Globalization and the Contingent Workforce

One factor that the incoming administration will need to consider is that American and foreign corporations have developed a taste and increasing appetite for the contingent workforce, outsourcing and offshoring. For organizations that compete on a global playing field, these are critical labor strategies — and not just for cost minimization, the darling of the CPO.

For example, sometimes manufacturing in a foreign market optimizes selling into that region. Companies like BMW and Toyota have plants in the U.S., which theoretically helps boost sales here (and employment!). Similarly, NAFTA provides GM and Ford not only access to cheap labor in Mexico but also an opportunity to sell cars to our neighbors in the south.

And while labor costs are undeniably lower in several foreign markets, cost is far from the only concern. Call center labor turnover rates in the U.S., for instance, are almost unbelievable; in the Philippines they’re much lower.

Finally, countries like India and China are making large investments in STEM education. The statistics are clear about the growing skills trade-imbalance between such countries and the U.S. Many US companies outsource IT to India, partly because the labor supply in the U.S. is not sufficient (nor are H1B visas).

So there are many different variables to be able to optimize the prosperity of U.S. companies and the American workers whose jobs depend on them (not to mention that there is the kink that many Americans are employed by foreign companies in the US). How does all of this get sorted out?

The Digital Economy

New technologies will present policy challenges, as well. Plenty of U.S. companies now use remote employees, contractors and freelancers, and technology has exploded the potential for such work arrangements — not just Skype and Slack but also online freelancer platforms like Upwork, freelancer.com, and many others. There are millions of skilled workers across the world that can do contingent work for U.S. companies, often at lower pay rates. Should the labor of these online, offshore gig workers be taxed?

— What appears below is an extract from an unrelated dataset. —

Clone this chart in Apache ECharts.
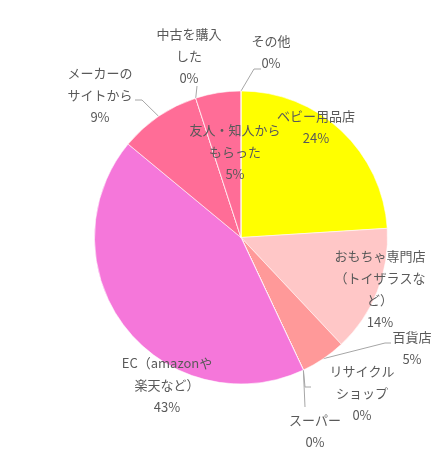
<!DOCTYPE html>
<html>
<head>
<meta charset="utf-8">
<script src="https://cdn.jsdelivr.net/npm/echarts@6/dist/echarts.min.js"></script>
<style>
  html, body { margin: 0; padding: 0; background: #fff; }
  #chart { width: 446px; height: 453px; }
</style>
</head>
<body>
<div id="chart"></div>
<script>
// categories in clockwise order from 12 o'clock, '\n' = where the label wraps
var categories = [
    'ベビー用品店',
    'おもちゃ専門店\n（トイザラスな\nど）',
    '百貨店',
    'リサイクル\nショップ',
    'スーパー',
    'EC（amazonや\n楽天など）',
    'メーカーの\nサイトから',
    '中古を購入\nした',
    '友人・知人から\nもらった',
    'その他'
];
var shares = [24, 14, 5, 0, 0, 43, 9, 0, 5, 0];
var colors = ['#FFFF00', '#FFC7C7', '#FF9999', '#FF9999', '#FF9999', '#F577DA', '#FF6D97', '#FF6D97', '#FF6D97', '#FF6D97'];

// label centres and leader-line bends, by data index
var labelPos = {
    0: [316, 127], 1: [380, 289], 2: [412, 348], 3: [362, 393], 4: [315, 431],
    5: [167, 385], 6: [100, 95], 7: [189, 56], 8: [235, 152], 9: [271, 52]
};
var leaderBends = {
    2: [[385, 343], [391, 343]],
    3: [[305, 387], [311, 387]],
    4: [[305, 407]],
    6: [[142, 100], [135, 100]],
    7: [[197, 86]],
    9: [[254, 69], [261, 69]]
};

var myChart = echarts.init(document.getElementById('chart'));

var data = [];
for (var i = 0; i < categories.length; i++) {
    data.push({
        name: categories[i],
        value: shares[i],
        itemStyle: {color: colors[i]},
        labelLine: {show: leaderBends[i] !== undefined}
    });
}

var option = {
    animation: false,
    series: [
        {
            type: 'pie',
            center: [241, 237.5],
            radius: 146.5,
            startAngle: 90,
            clockwise: true,
            avoidLabelOverlap: false,
            minShowLabelAngle: 0,
            data: data,
            itemStyle: {borderColor: 'rgba(255,255,255,0.8)', borderWidth: 0.7},
            label: {
                show: true,
                position: 'outside',
                color: '#595959',
                fontFamily: 'Noto Sans CJK JP',
                fontSize: 13,
                lineHeight: 22,
                align: 'center',
                formatter: function (p) {
                    return p.name + '\n' + Math.round(p.percent) + '%';
                }
            },
            labelLine: {
                lineStyle: {color: '#A6A6A6', width: 1}
            },
            emphasis: {disabled: true}
        }
    ]
};
option.series[0].labelLayout = function (params) {
    var i = params.dataIndex;
    var out = {
        x: labelPos[i][0],
        y: labelPos[i][1],
        align: 'center',
        verticalAlign: 'middle'
    };
    if (leaderBends[i] && params.labelLinePoints) {
        out.labelLinePoints = [params.labelLinePoints[0]].concat(leaderBends[i]);
    }
    return out;
};
myChart.setOption(option);
</script>
</body>
</html>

No matter how you define the gig economy, the question of how Trump will deal with it is a big one. It’s actually bigger than the gig economy, and it goes way beyond U.S. manufacturing jobs.

It’s one thing to impose tariffs on U.S.-incorporated businesses (like Apple) that produce goods offshore for the U.S. market. But what about a U.S. airline that provides services to its U.S. customers from an internet protocol-based call center in APAC? The services sector, which we’ve heard nothing about through the debates and the election, represents two-thirds of the U.S. economy. There are lots of jobs there, and many of them have been sent offshore, even skilled ones.

So if you’re the (C)POTUS, how do you do your best for your organization (the country) and for your internal stakeholders (American businesses and workers)? It’s a sensitive question the incoming (procurement) administration will need to have an answer to.